Configuration directory ngen-run/config/

This folder contains the NextGen realization file, which serves as the primary model configuration for the ngen framework. This file specifies which models to run (such as NoahOWP/CFE, LSTM, etc), run parameters like date and time, and hydrofabric specifications (like location, gage, catchment).

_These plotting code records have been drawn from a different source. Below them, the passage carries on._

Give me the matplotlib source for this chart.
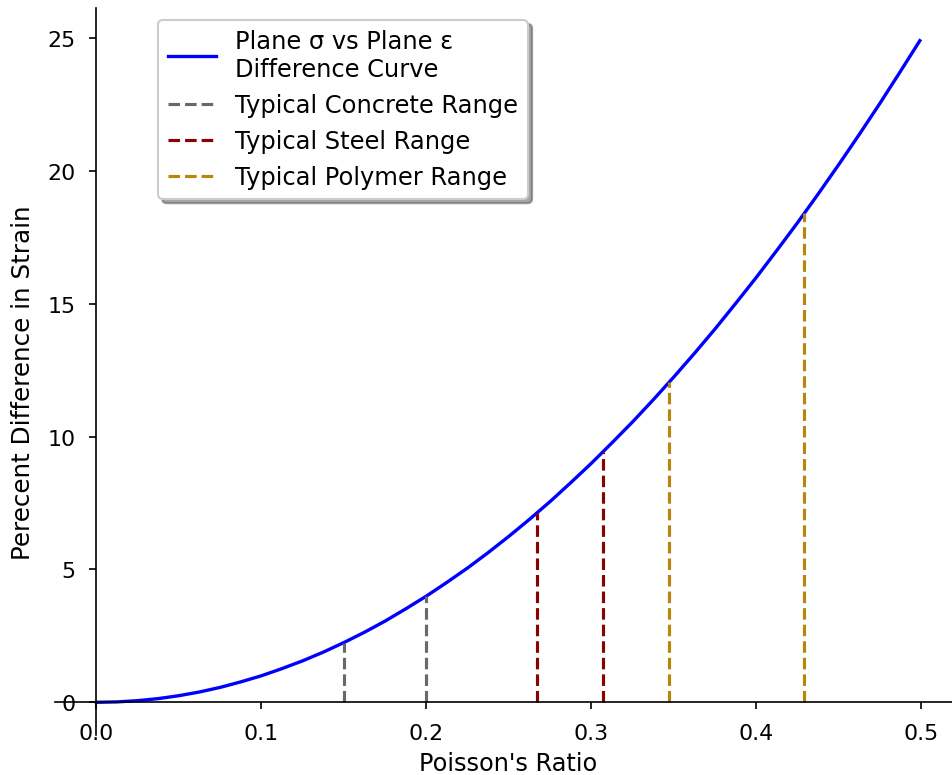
import matplotlib
matplotlib.use("Agg")
import matplotlib.pyplot as plt

# Curve values
poisson_ratio = [0.0, 0.0125, 0.025, 0.0375, 0.05, 0.0625, 0.075, 0.0875, 0.1, 0.1125,
                 0.125, 0.1375, 0.15, 0.1625, 0.175, 0.1875, 0.2, 0.2125, 0.225, 0.2375,
                 0.25, 0.2625, 0.275, 0.2875, 0.3, 0.3125, 0.325, 0.3375, 0.35, 0.3625,
                 0.375, 0.3875, 0.4, 0.4125, 0.425, 0.4375, 0.45, 0.4625, 0.475, 0.4875,
                 0.499]
percent_diff = [0.0, 0.016, 0.0625, 0.14, 0.25, 0.39, 0.5625, 0.77, 1.0, 1.27,
                1.5625, 1.89, 2.25, 2.64, 3.06, 3.52, 4.0, 4.52, 5.06, 5.64,
                6.25, 6.89, 7.56, 8.27, 9.0, 9.77, 10.56, 11.39, 12.25, 13.14,
                14.06, 15.02, 16.0, 17.02, 18.06, 19.14, 20.25, 21.39, 22.56, 23.77,
                24.9]

# Material ranges (x positions and curve heights)
concrete_x = [0.15, 0.20]
concrete_y = [2.25, 4.0]
steel_x = [0.267, 0.307]
steel_y = [7.13, 9.42]
polymer_x = [0.347, 0.429]
polymer_y = [12.04, 18.4]

W, H = 952, 776
fig = plt.figure(figsize=(W / 150, H / 150), dpi=150)
ax = fig.add_axes([55.3 / W, (H - 736.4) / H, 905.7 / W, (736.4 - 8.6) / H])

ax.plot(poisson_ratio, percent_diff, color="blue", lw=1.6,
        label="Plane σ vs Plane ε\nDifference Curve")

ranges = [
    (concrete_x, concrete_y, "dimgray", "Typical Concrete Range"),
    (steel_x, steel_y, "darkred", "Typical Steel Range"),
    (polymer_x, polymer_y, "darkgoldenrod", "Typical Polymer Range"),
]
for xs, ys, col, lab in ranges:
    for i, (x, y) in enumerate(zip(xs, ys)):
        ax.plot([x, x], [0, y], linestyle="--", color=col, lw=1.5,
                label=lab if i == 0 else None)

ax.spines["left"].set_position("zero")
ax.spines["bottom"].set_position("zero")
ax.spines["top"].set_visible(False)
ax.spines["right"].set_visible(False)

ax.set_xlabel("Poisson's Ratio", fontsize=11.5)
ax.set_ylabel("Perecent Difference in Strain", fontsize=11.8, labelpad=6)
ax.yaxis.label.set_y(0.486)
ax.set_xticks([0.0, 0.1, 0.2, 0.3, 0.4, 0.5])
ax.set_yticks([0, 5, 10, 15, 20, 25])
ax.tick_params(labelsize=10.6, pad=6.5)

ax.legend(loc="upper left", bbox_to_anchor=(0.1, 1.0), shadow=True, fontsize=11.6)

fig.savefig("out.png", dpi=150)
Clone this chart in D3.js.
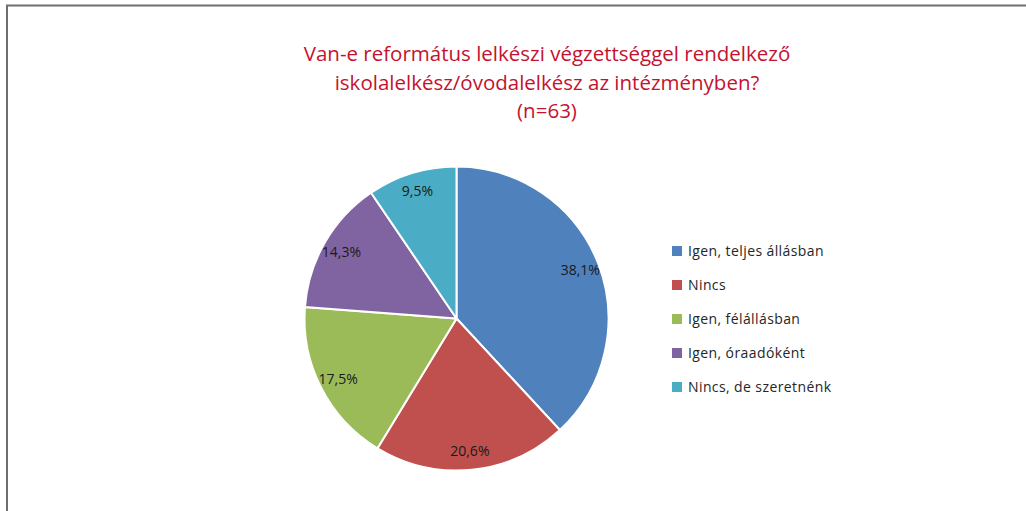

Based on the models defined in the realization file, BMI configuration files may be required. For those models that require per-catchment configuration files, a folder will hold these files for each model in ngen-run/config/cat-config. See the directory structure convention below.

ngen-run/
|
├── config/
|   │
|   ├── nextgen_09.gpkg
|   |
|   ├── realization.json
|   |
|   ├── ngen.yaml
|   |
|   ├── cat-config/
|   │   |
|   |   ├──PET/
|   │   |
|   |   ├──CFE/
|   │   |
|   |   ├──NOAH-OWP-M/

NextGen requires a single geopackage file. This file is the hydrofabric (Johnson, 2022) (spatial data). An example geopackage can be found on Lynker-Spatial’s website. Tools to subset a geopackage into a smaller domain can be found at Lynker’s hfsubset.

Your Turn


Using the Data Preprocess tool, you should be able to create a run directory for your desired catchment that can be used with NGIAB. Try out both the GUI and the CLI, and experiment with different arguments and selection tools!

Key Points

  • ngen-run/ is the standard NextGen run directory, containing the realization files that define models, parameters, and run settings; forcing data; outputs; as well as the spatial hydrofabric.
  • The Data Preprocess tool simplifies preparing data for NextGen by offering a GUI and CLI for selecting catchments and date ranges, subsetting hydrofabric data, generating forcing files, and creating realization files.